Lemmy era rock and roll, y nosotros queríamos rock and roll. Empezamos a buscar los discos de Motörhead en nuestras disquerías habituales, pero no era tan fácil: era más sencillo ubicar un Number of the beast de Iron Maiden que Overkill o Bomber. Y nuestro exiguo presupuesto muchas veces condenaba al casete pirata del Parque Rivadavia, rebobinado y gastado hasta la extenuación. Como Sabbath y Zeppelin y los Ramones, Motörhead demostraba que alcanzaba con tres instrumentistas para hacer retemblar las paredes; como el Sabbath de Ozzy, como los Ramones o AC/DC, Lemmy y su banda eran fieles a sí mismos, eso que al oído ajeno sonaba a repetición, a “estos hacen siempre lo mismo”, sin entender que “estos” no podían ni querían hacer otra cosa, porque allí estaban sus convicciones y no se trataba de una “forma de vida” sino de un tren lanzado a toda velocidad al que no le interesaban las estaciones intermedias. Había que ir al corazón del asunto, a la fiebre y las garras expuestas, a la erupción incandescente del rock en su estado más puro y más crudo. Lemmy no hacía rock. Lemmy era rock.

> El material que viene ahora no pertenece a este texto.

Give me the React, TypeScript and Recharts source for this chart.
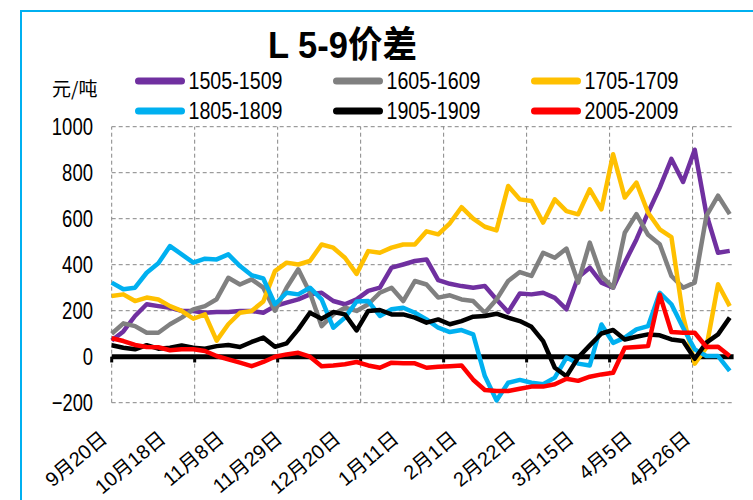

Y un día, con los 70 recién estrenados, el hombre del sombrero y los bigotes prodigiosos se fue. Peleó hasta el final y se subió al escenario hasta que no pudo más porque, como solía decir, “voy a rockear hasta que me muera”. O, como cantó en un tema de 2010, “conozco la ley y sé cómo morir”. En la patria del rock, que no conoce de banderas ni fronteras, lo vamos a extrañar y lo vamos a honrar como corresponde. Con el volumen en 11 y la sangre hirviendo y una generosa medida de Jack Daniels.
Y a vos, Alemán, donde sea que estés hoy: gracias.